Panelists: Roy Boney, Jeff Edwards, John Henry Gloyne, Keli Gonzalez
Roy Boney, Jr.
Roy Boney, Jr. (Cherokee Nation) is from Locust Grove, Oklahoma, and currently resides in Tahlequah. He is an award-winning multimedia artist and writer whose art has been exhibited across the United States and internationally. Roy holds a BFA in Graphic Design from Oklahoma State University and Master of Art in Studio Art from the University of Arkansas – Little Rock.

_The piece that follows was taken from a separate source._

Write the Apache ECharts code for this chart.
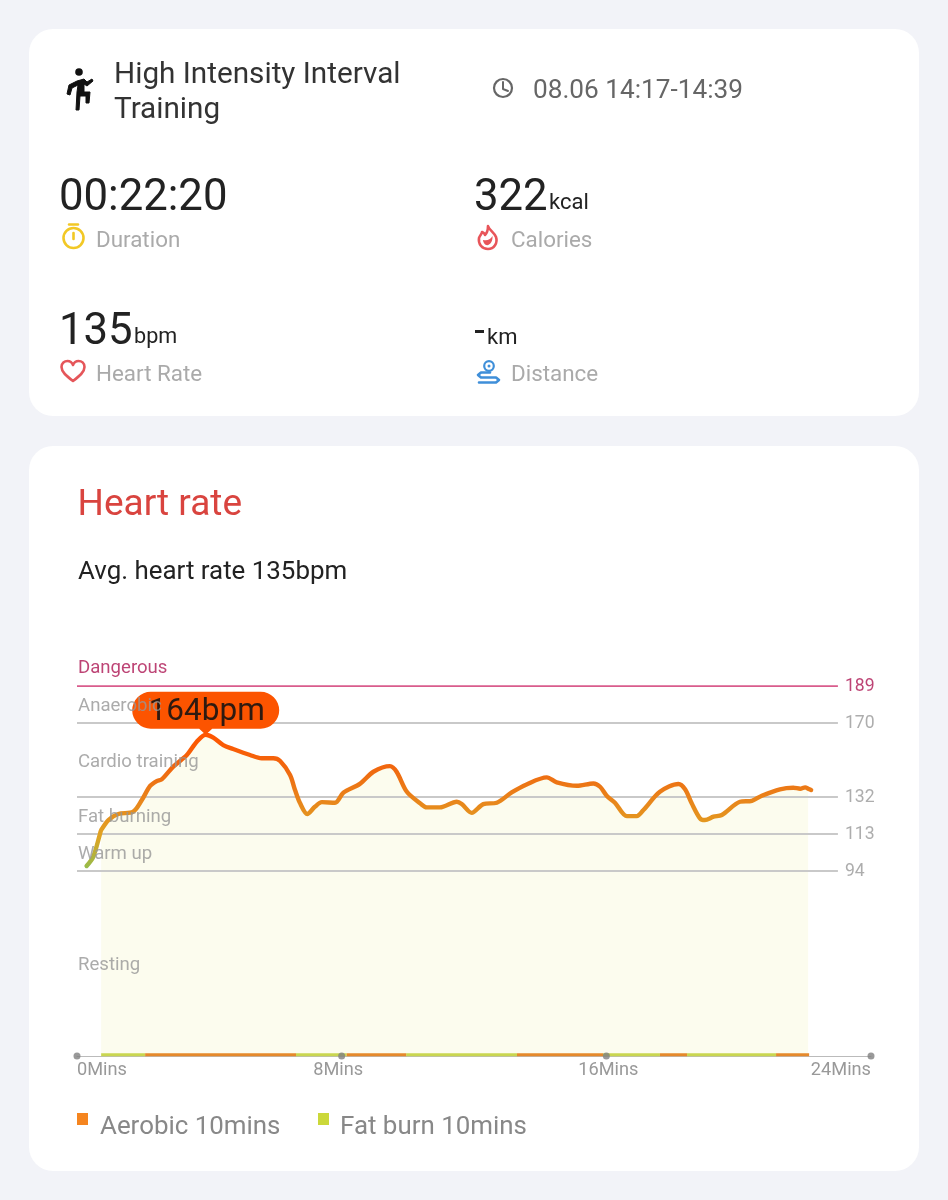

In addition to making fine art, he works as graphic novelist and illustrator. Some of his titles include Dead Eyes Open, Trickster: Native American Tales, Tales of the Mighty Code Talkers, and Moonshot. He has contributed articles on Indigenous art and culture to various publications including Indian Country Today, Native Peoples, the Cherokee Phoenix, and First American Art. Currently, Roy works for the Cherokee Nation Department of Language as a program manager where he works in making the Cherokee language useable in technology. An extensive list of his exhibitions, publications, and presentations can be found at www.royboneyart.com.
Jeff Edwards
Jeff Edwards of Vian, Oklahoma, is an award-winning Cherokee graphic artist who has worked for the Cherokee Nation for over 20 years. He is a language activist and has worked on numerous projects that have projected the Cherokee language into the global spotlight. Jeff attended Haskell Indian Nations University in Lawrence, Kansas and received his associate’s degree in Liberal Arts and completed his Bachelor of Arts in Graphic Design at Northeastern State University in Tahlequah. Jeff’s artwork is almost exclusively Cherokee-themed. He prefers using the Cherokee Syllabary as opposed to English to promote the Cherokee language and likes using old cultural concepts but expressing them with modern electronic tools. His work is now on view in the exhibition A Living Language: Cherokee Syllabary and Contemporary Art, co-organized by the Museum of the Cherokee Indian and on view at the Asheville Art Museum from November 19, 2021 to March 14, 2022.
John Henry Gloyne
John Henry Gloyne (Eastern Band Cherokee/Osage/Pawnee) is an artist from the Cherokee Indian Reservation in the mountains of western North Carolina. Gloyne works in a variety of mediums having a foot in two different worlds: his Indigenous culture and the modern world around it. Walking the delicate line of the crescendo of culture and capitalism inspires him to create work that transmits his view of the universe. Tattooing, painting, drawing, and traditional Cherokee mask carving are outlets of his expression.
Keli ᎨᎳᏗ Gonzales
Keli ᎨᎳᏗ Gonzales is a Cherokee artist from Welling, Oklahoma. She merges pop culture and traditional Cherokee cultural images to make personal statements. She also incorporates the Cherokee syllabary into her work with the hope that it will inspire people to learn to read syllabary and possibly learn the language.